Army spokesman Lul Ruai did not deny the attack at the Terrain, but said it was premature to conclude the army was responsible. “Everyone is armed, and everyone has access to uniforms,'' he said.
A report on the incident compiled by the Terrain's owner at Ruai's request, seen by the AP, alleges the rapes of at least five women, torture, mock executions, beatings and looting.
False sense of security
The attack came just as people in Juba were thinking the worst was over.
Three days earlier, gunfire erupted outside the presidential compound between armed supporters of the two sides, at the time pushed together under an uneasy peace deal. The violence quickly spread. By Monday, as both sides prepared to call for a cease-fire, some at the Terrain started to relax.
And then the soldiers arrived. A Terrain staffer from Uganda said he saw between 80 and 100 men invade the compound after breaking open the gate.
“They were very excited, very drunk, under the influence of something, almost a mad state, walking around shooting off rounds inside the rooms,'' one American said.
For about an hour, soldiers beat the American and fired bullets at his feet and close to his head. Eventually, he was told to leave. He made his way to the nearby U.N. compound and appealed for help.
Meanwhile, soldiers were breaking into a two-story apartment block in the Terrain which had been deemed a safe house because of a heavy metal door guarding the apartments upstairs.
The soldiers then sexually assaulted women and shot through the door of a bathroom where several people were hiding, said Jesse Bunch, an American contractor who was hit in the leg.
“We kill you! We kill you!'' the soldiers shouted, according to a Western woman in the bathroom. “They would shoot up at the ceiling and say, ‘Do you want to die?' and we had to answer ‘No!'''
The soldiers found John Gatluak, a South Sudanese journalist. The tribal scars on his forehead made it obvious he was Nuer, the same as opposition leader Machar.
The soldiers then forced the foreigners to stand in a semi-circle, said Gian Libot, a Philippines citizen.
One soldier ranted against foreigners. “He definitely had pronounced hatred against America,'' Libot said, recalling the soldier's words: “You messed up this country. You're helping the rebels.''
Then Gatluak was hauled in front of the group. One soldier shouted “Nuer,'' and another soldier shot him dead.
Pleas for help ignored
From the start of the attack, those inside the Terrain compound sent email, text and Facebook messages pleading for help.
“All of us were contacting whoever we could contact. The U.N., the U.S. embassy, contacting the specific battalions in the U.N., contacting specific departments,'' said the woman raped by 15 men.
A member of the U.N.'s Joint Operations Center in Juba first received notice of the attack at 3:37 p.m., minutes after the breach of the compound, according to an internal timeline compiled by a member of the operations center and seen by AP. The timeline shows other appeals for help.
The American who was released requested help from three different U.N. battalions.
“Everyone refused to go. Ethiopia, China and Nepal. All refused to go,'' he said.
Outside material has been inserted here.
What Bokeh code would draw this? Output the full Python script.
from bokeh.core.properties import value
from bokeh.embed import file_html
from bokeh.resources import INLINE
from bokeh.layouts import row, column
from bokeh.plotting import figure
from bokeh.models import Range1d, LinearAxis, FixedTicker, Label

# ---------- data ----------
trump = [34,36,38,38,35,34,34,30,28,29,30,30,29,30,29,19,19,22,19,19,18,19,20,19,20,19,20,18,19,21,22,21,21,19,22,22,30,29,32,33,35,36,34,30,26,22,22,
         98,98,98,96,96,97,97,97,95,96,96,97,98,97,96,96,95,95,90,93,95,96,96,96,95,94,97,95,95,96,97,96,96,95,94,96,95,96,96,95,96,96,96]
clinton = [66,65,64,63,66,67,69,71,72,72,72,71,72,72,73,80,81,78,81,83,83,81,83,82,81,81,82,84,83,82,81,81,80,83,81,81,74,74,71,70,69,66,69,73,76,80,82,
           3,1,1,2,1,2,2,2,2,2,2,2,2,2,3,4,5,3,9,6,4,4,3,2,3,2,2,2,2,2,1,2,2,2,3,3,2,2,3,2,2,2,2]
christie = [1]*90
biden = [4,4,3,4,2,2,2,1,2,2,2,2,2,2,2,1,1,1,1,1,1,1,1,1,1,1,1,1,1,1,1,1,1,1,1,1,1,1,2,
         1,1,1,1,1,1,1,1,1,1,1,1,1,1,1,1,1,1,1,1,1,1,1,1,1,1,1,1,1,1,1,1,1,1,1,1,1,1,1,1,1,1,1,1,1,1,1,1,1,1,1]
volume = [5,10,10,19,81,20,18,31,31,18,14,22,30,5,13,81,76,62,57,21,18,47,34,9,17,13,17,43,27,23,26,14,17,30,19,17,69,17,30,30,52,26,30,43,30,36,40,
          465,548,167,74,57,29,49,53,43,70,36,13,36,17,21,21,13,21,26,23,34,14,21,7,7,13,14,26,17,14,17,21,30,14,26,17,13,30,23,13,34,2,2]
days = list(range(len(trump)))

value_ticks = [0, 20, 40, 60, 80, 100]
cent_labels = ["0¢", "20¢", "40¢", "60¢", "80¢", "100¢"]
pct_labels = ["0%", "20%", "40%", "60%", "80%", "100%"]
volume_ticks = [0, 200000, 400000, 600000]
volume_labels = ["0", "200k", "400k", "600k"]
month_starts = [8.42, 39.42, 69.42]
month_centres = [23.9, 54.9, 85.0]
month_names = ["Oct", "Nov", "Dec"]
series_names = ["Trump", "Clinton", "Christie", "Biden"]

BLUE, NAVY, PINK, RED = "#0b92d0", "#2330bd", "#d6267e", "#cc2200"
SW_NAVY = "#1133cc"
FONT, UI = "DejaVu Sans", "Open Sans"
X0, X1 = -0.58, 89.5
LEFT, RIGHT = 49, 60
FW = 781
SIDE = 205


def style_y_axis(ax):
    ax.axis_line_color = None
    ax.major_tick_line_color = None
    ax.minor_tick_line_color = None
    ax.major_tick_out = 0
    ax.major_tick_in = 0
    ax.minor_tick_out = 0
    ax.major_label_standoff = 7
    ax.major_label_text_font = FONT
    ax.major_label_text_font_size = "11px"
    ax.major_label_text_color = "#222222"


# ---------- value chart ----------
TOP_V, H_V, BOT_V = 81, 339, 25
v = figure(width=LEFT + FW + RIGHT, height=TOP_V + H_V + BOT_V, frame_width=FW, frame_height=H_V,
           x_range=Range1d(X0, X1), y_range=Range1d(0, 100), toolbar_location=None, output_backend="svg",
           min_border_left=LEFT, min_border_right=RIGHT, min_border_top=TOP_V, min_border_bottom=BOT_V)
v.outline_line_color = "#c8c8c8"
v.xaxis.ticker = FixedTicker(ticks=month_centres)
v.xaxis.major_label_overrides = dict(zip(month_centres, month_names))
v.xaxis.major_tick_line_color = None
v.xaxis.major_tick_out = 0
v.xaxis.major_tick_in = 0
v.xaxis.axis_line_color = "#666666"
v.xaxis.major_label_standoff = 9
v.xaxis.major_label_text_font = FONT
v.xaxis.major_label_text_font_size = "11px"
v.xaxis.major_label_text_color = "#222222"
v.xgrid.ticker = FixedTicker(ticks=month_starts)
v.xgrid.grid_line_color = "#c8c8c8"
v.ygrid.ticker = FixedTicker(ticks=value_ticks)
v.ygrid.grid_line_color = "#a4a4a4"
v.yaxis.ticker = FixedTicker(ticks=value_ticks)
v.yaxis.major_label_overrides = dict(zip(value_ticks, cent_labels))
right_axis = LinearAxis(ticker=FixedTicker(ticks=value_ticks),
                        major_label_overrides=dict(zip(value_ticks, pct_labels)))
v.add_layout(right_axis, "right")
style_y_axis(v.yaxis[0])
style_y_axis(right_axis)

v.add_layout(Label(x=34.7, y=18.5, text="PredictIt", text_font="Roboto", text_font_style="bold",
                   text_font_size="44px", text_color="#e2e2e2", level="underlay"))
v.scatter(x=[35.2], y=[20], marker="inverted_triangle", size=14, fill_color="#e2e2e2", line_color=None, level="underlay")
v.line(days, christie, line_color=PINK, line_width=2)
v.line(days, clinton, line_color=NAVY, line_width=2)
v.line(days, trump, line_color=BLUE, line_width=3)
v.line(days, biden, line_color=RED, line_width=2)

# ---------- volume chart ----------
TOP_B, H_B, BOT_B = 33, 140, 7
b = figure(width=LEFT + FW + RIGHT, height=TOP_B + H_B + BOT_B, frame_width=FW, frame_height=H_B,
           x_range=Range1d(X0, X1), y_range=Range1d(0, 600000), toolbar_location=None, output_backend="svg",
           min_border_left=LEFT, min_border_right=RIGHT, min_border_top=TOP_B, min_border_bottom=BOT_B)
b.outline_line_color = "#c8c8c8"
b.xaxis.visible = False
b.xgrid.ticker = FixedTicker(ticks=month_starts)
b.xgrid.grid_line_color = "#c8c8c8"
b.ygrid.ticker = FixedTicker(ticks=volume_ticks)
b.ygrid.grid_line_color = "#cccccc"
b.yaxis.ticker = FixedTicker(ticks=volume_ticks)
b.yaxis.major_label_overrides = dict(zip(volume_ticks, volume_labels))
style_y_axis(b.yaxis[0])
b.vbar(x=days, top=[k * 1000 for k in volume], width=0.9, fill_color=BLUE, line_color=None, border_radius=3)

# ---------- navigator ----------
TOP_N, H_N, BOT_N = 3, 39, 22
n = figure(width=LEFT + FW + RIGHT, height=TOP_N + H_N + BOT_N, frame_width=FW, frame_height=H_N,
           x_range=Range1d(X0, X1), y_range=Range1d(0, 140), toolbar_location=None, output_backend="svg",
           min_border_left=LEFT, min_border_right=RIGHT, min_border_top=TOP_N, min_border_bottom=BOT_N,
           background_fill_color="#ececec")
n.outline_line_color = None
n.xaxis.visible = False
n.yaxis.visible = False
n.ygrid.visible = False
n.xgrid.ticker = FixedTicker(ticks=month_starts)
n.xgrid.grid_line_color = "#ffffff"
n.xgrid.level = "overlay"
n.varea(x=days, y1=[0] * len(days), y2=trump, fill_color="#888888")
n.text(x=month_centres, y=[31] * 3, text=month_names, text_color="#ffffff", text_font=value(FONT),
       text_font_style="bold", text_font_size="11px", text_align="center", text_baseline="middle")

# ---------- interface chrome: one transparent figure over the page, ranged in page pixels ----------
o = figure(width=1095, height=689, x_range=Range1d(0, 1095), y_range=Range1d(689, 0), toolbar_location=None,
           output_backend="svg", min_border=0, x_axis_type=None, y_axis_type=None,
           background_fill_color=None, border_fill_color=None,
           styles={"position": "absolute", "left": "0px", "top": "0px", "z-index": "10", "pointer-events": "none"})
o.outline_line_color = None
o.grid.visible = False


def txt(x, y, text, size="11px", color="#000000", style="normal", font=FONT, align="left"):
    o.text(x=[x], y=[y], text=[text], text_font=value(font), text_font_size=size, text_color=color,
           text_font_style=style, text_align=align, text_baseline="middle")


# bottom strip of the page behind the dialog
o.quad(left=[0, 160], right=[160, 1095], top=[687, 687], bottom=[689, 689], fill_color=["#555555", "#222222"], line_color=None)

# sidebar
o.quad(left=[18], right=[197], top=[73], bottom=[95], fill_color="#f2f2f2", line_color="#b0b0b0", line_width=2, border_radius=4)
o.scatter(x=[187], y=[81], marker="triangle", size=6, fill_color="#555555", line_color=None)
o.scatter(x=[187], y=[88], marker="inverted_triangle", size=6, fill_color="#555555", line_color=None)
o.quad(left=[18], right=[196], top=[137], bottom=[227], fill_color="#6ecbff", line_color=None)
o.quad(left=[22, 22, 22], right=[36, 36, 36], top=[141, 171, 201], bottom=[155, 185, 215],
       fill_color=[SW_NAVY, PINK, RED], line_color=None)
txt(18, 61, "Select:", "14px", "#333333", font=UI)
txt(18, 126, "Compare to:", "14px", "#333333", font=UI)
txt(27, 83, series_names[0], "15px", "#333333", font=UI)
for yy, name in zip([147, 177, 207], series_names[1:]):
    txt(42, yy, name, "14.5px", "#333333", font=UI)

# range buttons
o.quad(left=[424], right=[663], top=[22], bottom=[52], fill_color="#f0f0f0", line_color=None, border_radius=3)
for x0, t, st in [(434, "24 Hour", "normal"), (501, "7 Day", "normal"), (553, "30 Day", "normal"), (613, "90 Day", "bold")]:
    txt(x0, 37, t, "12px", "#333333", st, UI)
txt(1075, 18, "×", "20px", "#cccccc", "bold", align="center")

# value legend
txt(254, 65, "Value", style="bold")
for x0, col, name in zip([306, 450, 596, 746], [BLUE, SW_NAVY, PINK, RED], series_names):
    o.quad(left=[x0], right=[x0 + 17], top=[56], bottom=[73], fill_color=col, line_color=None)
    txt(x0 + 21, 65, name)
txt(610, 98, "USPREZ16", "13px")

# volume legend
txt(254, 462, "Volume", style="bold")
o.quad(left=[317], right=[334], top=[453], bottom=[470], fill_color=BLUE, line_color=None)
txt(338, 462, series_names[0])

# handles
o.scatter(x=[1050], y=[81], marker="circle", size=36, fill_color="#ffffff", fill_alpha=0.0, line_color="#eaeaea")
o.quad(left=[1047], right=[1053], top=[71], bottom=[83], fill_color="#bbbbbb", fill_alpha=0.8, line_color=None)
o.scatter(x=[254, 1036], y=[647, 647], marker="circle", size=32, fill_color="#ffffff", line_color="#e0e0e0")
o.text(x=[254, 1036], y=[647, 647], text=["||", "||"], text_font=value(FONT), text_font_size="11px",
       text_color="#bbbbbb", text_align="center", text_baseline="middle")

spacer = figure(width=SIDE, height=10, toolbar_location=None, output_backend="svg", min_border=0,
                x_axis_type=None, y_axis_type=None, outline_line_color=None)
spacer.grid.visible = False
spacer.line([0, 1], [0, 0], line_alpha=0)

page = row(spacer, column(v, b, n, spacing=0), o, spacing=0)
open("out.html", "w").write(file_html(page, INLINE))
“The peacekeepers did not venture out of the bases to protect civilians under imminent threat,'' Human Rights Watch said Monday in a report on abuses throughout Juba.
Eventually, South Sudanese security forces entered the Terrain and rescued all but three Western women and around 16 Terrain staff. A private security firm rescued the rest the next morning.
When asked why the U.N. peacekeeping mission didn't respond, acting spokeswoman Yasmina Bouziane said the circumstances are under investigation.
The U.S. Embassy, which also received requests for help during the attack, did not respond to repeated requests for comment.